Common Lisp is a language intended for compilation, and compilation produces issues regarding the identity of objects which are placed into compiled files and later loaded ("externalized" objects). ANSI Common Lisp requires that literal objects reproduced from compiled files are only similar to the original objects. (CLHS 3.2.4 Literal Objects in Compiled Files).
Firstly, according to the definition similarity (3.2.4.2.2 Definition of Similarity), the rules for uninterned symbols is that similarity is name based. If we compile code with a literal that contains an uninterned symbol, then when we load the compiled file, we get a symbol which is similar and not (necessarily) the same object: a symbol which has the same name.
What if the same uninterned symbol is inserted into two different top-level forms which are then compiled as a file? When the file is loaded, are those two similar to each other at least? No, there is no such requirement.

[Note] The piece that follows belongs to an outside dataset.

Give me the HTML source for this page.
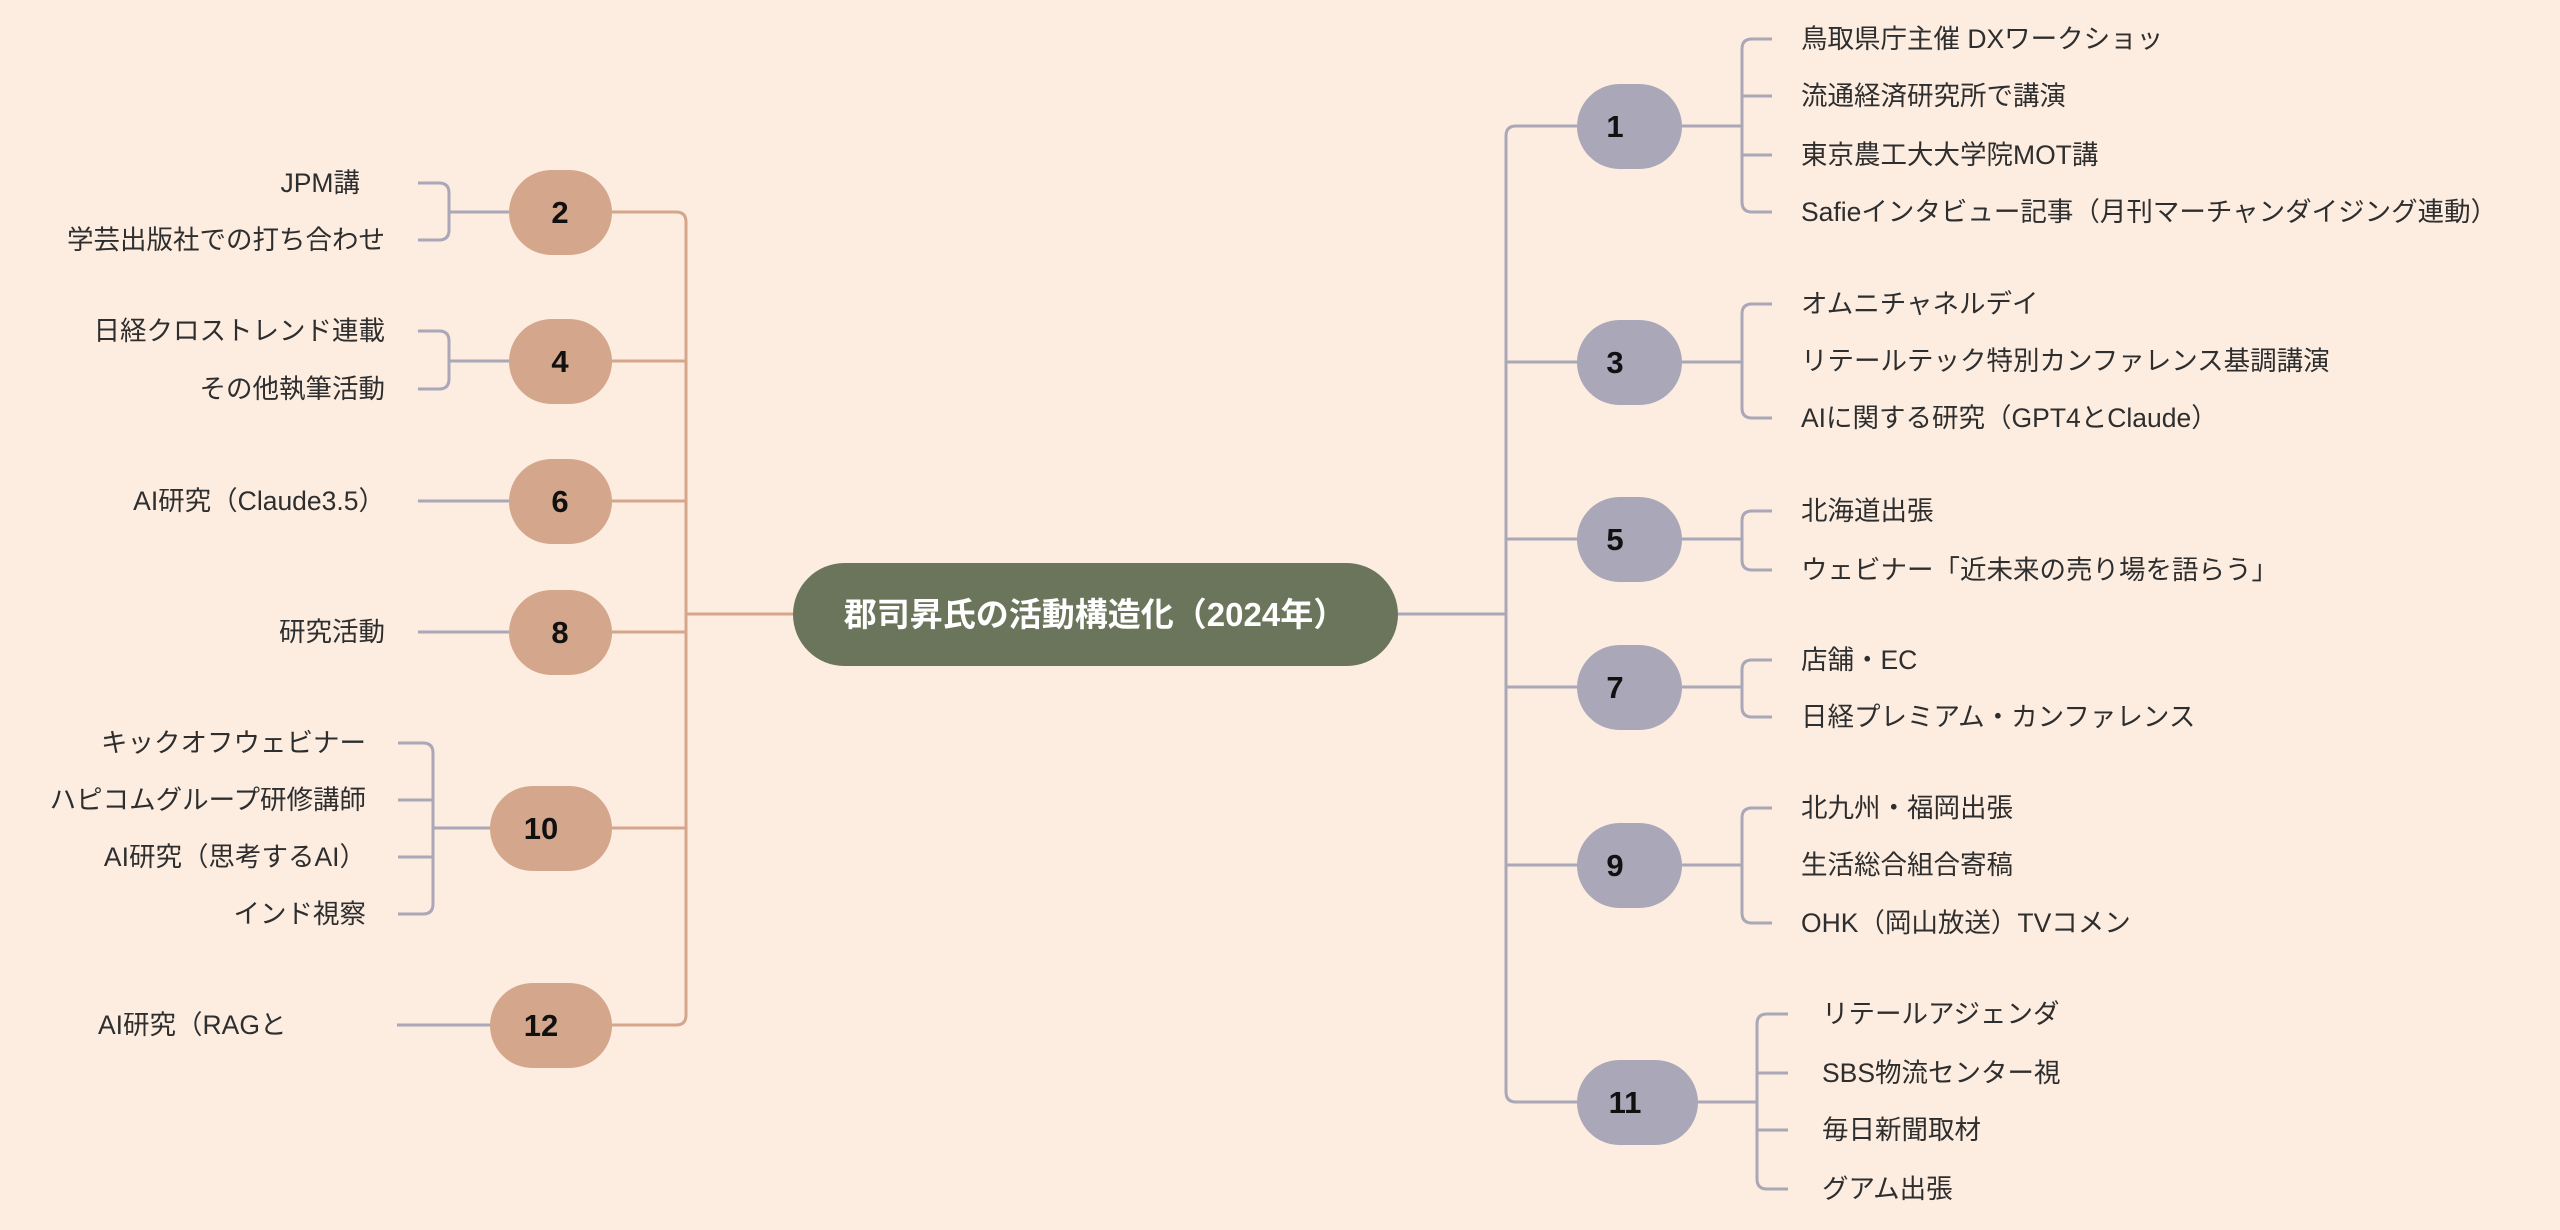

But it gets worse: there is also no requirement that two occurrences of the same uninterned symbol in the same form will be externalized in such a way that their relative identity is preserved: that the re-loaded version of that object will have the same symbol object in all the places where the original was. In fact, the definition of similarity contains no provision for preserving the circular structure and substructure sharing. If we have a literal like '#1=(a b . #1#), as a literal in a compiled file, there appears to be no requirement that this be reproduced as a circular object with the same graph structure as the original (a graph isomorphism). The similarity rule for conses is given as naive recursion: two conses are similar if their respective cars and cdrs are similar. (The rule can't even be evaluated for circular objects; it doesn't terminate).
That the above works is because of implementations going beyond what is required in the spec; they are providing an extension consistent with (3.2.4.3 Extensions to Similarity Rules).

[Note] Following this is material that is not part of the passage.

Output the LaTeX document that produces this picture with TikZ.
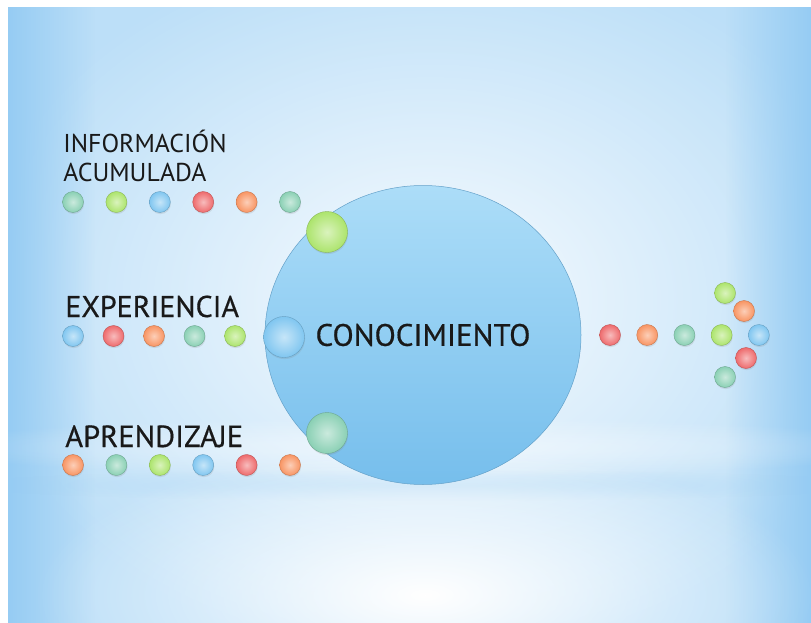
\documentclass[tikz,border=0pt]{standalone}
\usepackage{fontspec}
\setmainfont{PT Sans}
\newfontfamily\medfont[FakeBold=0.5]{PT Sans}
\usetikzlibrary{shapes.geometric,shadows,fadings}
\definecolor{bgblue}{RGB}{188,223,248}
\definecolor{bgdeep}{RGB}{150,204,243}
\definecolor{cteal}{RGB}{138,208,180}
\definecolor{cgreen}{RGB}{172,228,108}
\definecolor{cblue}{RGB}{128,198,240}
\definecolor{cred}{RGB}{238,106,108}
\definecolor{corange}{RGB}{248,148,98}
\definecolor{circtop}{RGB}{172,221,248}
\definecolor{circbot}{RGB}{118,190,236}
\tikzfading[name=glow, inner color=transparent!0, outer color=transparent!100]
\tikzset{
every picture/.style={
line width=0.6pt
}}

\begin{document}
\begin{tikzpicture}[x=1pt, y=-1pt,
dot/.style = {circle, minimum size=21pt, inner sep=0pt, draw=#1!80!black, line width=0.4pt,
  inner color=#1!45!white, outer color=#1,
  drop shadow={opacity=0.18, shadow xshift=0.6pt, shadow yshift=-1.6pt}},
bigdot/.style = {dot=#1, minimum size=41pt},
rowtext/.style = {inner sep=0pt, text=black!90, anchor=base west}]
\useasboundingbox (0,0) rectangle (811,623);
% background
\begin{scope}
\clip (8,7) rectangle (811,623);
\fill[bgblue] (8,7) rectangle (811,623);
\fill[white, path fading=glow, opacity=0.9] (430,300) ellipse [x radius=470, y radius=360];
\fill[bgdeep, path fading=east] (8,7) rectangle (95,623);
\fill[bgdeep, path fading=west] (725,7) rectangle (811,623);
\fill[bgdeep, path fading=glow, opacity=0.3] (420,485) ellipse [x radius=470, y radius=16];
\fill[white, path fading=glow, opacity=0.5] (420,447) ellipse [x radius=500, y radius=30];
\fill[white, path fading=glow] (425,595) ellipse [x radius=390, y radius=150];
\end{scope}
\fill[white] (0,0) rectangle (811,7);
\fill[white] (0,0) rectangle (8,623);
% main circle
\node[ellipse, minimum width=316pt, minimum height=299pt, inner sep=0pt,
  top color=circtop, bottom color=circbot, draw=circbot!85!black, line width=0.5pt,
  font=\medfont\fontsize{31}{32}\selectfont, text=black!90] (know) at (423,335) {CONOCIMIENTO};
% labels
\node[rowtext, anchor=south west, align=left, text depth=0pt,
  font=\fontsize{25.8}{29}\selectfont] (infolab) at (63,182) {INFORMACIÓN\\ACUMULADA};
\node[rowtext, font=\medfont\fontsize{30}{31}\selectfont] (explab) at (65,317) {EXPERIENCIA};
\node[rowtext, font=\medfont\fontsize{30.5}{31}\selectfont] (aprlab) at (65,447) {APRENDIZAJE};
% rows of dots
\foreach \c [count=\i] in {cteal,cgreen,cblue,cred,corange,cteal}
  \node[dot=\c] (inf\i) at ({73+43.4*(\i-1)},202) {};
\foreach \c [count=\i] in {cblue,cred,corange,cteal,cgreen}
  \node[dot=\c] (exp\i) at ({73+40.5*(\i-1)},336) {};
\foreach \c [count=\i] in {corange,cteal,cgreen,cblue,cred,corange}
  \node[dot=\c] (apr\i) at ({73+43.4*(\i-1)},465) {};
\node[bigdot=cgreen] (infbig) at (327,232) {};
\node[bigdot=cblue] (expbig) at (284,337) {};
\node[bigdot=cteal] (aprbig) at (327,433) {};
% arrow of dots
\foreach \c [count=\i] in {cred,corange,cteal,cgreen,cblue}
  \node[dot=\c] (out\i) at ({610+37.2*(\i-1)},335) {};
\node[dot=cgreen] (up1) at (725,293) {};
\node[dot=corange] (up2) at (744,311) {};
\node[dot=cred] (dn1) at (746,358) {};
\node[dot=cteal] (dn2) at (725,377) {};
\end{tikzpicture}
\end{document}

Thus, purely according to ANSI CL, we cannot expect to use macros with gensyms in compiled files, at least in some ways. The expectation expressed in code like the following runs afoul of the spec:
(defmacro foo (arg)
(let ((g (gensym))
(literal '(blah ,g ,g ,arg)))
...))
(defun bar ()
(foo 42))
The bar function contains a literal with two insertions of a gensym, which according to the similarity rules for conses and symbols need not reproduce as a list containing two occurrences of the same object in the second and third positions.
If the above works as expected, it's due to "extensions to the similarity rules".

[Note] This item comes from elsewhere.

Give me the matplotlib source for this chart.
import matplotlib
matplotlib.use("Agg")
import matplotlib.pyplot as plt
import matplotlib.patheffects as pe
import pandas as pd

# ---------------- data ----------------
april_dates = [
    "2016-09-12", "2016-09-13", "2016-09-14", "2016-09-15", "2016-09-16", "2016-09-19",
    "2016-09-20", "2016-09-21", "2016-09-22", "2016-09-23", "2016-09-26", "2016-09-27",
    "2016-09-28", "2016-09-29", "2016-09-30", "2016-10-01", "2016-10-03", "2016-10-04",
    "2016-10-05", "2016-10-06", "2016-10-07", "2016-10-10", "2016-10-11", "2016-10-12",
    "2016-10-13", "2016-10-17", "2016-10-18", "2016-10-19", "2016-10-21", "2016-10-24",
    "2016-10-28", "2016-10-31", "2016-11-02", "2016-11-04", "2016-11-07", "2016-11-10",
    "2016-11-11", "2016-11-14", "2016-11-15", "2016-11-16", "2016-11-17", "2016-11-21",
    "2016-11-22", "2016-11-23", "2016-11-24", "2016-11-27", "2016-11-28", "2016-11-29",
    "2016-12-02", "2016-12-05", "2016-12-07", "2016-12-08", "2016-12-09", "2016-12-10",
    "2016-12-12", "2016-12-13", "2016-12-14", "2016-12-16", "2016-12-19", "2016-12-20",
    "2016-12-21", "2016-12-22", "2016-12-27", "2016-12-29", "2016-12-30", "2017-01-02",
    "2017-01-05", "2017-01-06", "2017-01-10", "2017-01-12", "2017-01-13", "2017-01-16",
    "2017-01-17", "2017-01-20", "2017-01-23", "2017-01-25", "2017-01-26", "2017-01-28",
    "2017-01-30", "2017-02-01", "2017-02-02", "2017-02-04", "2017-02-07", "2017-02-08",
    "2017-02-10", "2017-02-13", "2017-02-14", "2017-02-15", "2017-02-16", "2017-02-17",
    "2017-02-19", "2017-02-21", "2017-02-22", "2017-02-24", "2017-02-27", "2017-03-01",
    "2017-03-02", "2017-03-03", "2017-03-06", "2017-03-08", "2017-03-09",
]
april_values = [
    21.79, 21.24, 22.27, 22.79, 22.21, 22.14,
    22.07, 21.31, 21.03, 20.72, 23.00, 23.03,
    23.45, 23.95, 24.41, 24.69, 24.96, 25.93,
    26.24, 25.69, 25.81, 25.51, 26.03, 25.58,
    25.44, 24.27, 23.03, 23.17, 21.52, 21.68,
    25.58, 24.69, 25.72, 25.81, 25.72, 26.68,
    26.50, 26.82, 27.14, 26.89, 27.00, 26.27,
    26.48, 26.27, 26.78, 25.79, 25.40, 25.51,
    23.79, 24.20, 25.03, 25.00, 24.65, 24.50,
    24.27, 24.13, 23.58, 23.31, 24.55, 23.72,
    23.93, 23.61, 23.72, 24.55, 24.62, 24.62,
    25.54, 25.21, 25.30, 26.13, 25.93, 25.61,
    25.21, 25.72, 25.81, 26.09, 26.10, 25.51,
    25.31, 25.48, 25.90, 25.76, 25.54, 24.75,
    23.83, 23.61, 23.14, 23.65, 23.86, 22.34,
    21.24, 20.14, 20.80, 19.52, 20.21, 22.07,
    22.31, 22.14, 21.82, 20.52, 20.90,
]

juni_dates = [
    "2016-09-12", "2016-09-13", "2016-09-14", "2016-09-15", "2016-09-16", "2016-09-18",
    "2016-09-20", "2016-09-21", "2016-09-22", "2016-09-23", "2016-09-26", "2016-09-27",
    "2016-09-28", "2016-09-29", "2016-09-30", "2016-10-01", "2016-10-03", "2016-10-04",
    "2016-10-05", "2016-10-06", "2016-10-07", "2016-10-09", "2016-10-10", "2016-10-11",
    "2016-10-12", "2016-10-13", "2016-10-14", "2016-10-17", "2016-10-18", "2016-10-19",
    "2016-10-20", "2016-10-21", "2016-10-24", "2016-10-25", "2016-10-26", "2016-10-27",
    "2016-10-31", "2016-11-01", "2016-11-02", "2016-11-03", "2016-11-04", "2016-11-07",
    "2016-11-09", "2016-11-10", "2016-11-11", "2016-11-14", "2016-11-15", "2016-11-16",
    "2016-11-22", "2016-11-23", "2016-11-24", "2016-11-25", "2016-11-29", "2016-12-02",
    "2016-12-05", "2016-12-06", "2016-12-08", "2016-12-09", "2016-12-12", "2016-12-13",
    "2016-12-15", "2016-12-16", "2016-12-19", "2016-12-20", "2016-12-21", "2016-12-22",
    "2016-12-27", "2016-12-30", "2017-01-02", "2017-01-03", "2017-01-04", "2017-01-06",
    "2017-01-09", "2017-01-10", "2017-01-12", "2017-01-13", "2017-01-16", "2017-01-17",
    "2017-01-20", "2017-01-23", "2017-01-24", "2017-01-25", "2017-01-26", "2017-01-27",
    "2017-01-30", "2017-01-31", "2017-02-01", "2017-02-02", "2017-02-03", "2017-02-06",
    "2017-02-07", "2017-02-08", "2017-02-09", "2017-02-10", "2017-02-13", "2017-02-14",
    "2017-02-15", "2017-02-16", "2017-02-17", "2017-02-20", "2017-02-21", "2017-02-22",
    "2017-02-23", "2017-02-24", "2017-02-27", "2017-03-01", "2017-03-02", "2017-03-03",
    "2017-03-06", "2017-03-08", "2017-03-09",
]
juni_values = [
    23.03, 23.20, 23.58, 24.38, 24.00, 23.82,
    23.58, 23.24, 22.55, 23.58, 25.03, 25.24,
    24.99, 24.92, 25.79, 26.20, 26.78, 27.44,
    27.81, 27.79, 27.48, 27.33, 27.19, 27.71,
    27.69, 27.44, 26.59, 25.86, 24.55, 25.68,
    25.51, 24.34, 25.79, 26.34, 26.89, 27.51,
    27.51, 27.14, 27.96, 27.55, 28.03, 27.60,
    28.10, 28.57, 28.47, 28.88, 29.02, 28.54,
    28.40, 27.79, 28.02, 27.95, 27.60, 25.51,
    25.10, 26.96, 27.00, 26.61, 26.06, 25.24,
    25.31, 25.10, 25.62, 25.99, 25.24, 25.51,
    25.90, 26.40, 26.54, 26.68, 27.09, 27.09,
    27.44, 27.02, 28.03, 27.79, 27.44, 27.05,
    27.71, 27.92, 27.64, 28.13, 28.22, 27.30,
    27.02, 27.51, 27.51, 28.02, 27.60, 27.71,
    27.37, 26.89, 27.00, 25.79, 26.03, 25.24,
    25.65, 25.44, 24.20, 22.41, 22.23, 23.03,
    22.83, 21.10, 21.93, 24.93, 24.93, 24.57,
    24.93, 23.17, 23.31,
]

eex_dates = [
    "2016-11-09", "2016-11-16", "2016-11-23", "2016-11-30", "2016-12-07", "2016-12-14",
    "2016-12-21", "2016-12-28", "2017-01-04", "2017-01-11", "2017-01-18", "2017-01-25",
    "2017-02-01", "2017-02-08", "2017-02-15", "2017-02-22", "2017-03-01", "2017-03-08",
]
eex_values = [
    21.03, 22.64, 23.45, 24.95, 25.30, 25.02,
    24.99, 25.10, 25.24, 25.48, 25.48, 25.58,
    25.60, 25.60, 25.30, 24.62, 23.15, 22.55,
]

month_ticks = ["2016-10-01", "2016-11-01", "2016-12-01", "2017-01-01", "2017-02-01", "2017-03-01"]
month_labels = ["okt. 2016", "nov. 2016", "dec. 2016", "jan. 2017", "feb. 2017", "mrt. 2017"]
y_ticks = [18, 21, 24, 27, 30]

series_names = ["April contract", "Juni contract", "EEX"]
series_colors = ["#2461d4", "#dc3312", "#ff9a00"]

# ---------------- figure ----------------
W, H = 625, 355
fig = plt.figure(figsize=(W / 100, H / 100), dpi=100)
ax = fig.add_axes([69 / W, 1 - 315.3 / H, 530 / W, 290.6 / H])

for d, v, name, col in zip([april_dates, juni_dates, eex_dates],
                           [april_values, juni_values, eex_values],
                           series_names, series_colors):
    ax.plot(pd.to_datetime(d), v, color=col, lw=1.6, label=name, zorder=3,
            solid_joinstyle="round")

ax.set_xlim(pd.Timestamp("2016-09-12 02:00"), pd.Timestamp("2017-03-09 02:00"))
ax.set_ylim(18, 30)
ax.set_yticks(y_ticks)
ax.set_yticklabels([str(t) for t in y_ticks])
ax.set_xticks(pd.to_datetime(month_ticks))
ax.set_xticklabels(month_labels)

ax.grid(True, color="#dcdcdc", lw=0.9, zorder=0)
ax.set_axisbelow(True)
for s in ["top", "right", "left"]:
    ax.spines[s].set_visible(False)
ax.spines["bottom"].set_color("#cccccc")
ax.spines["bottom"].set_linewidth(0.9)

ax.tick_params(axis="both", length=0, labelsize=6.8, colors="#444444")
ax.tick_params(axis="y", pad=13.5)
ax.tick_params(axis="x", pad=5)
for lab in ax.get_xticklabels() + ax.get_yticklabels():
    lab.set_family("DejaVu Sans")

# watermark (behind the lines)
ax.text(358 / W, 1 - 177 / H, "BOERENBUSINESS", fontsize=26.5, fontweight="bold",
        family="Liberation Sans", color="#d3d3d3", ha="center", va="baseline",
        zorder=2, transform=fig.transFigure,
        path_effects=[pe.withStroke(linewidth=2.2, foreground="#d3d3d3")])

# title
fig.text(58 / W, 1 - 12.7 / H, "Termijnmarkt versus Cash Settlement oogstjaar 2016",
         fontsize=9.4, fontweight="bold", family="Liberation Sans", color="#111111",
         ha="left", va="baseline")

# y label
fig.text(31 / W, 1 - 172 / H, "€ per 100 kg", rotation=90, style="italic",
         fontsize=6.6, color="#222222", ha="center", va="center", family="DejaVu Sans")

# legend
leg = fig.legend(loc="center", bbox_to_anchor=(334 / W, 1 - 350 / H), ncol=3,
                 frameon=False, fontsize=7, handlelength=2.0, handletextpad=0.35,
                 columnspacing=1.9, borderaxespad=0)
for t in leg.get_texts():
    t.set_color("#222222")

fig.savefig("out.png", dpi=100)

So the answer to the "Why can't CLISP ..." question is that although CLISP does provide an extension for similarity which preserves the graph structure of literal forms, it doesn't do it across the entire compiled file, only within individual top level items within that file. (It uses *print-circle* to emit the individual items.) The bug is that CLISP doesn't conform to the best possible behavior users can imagine, or at least to a better behavior exhibited by other implementations.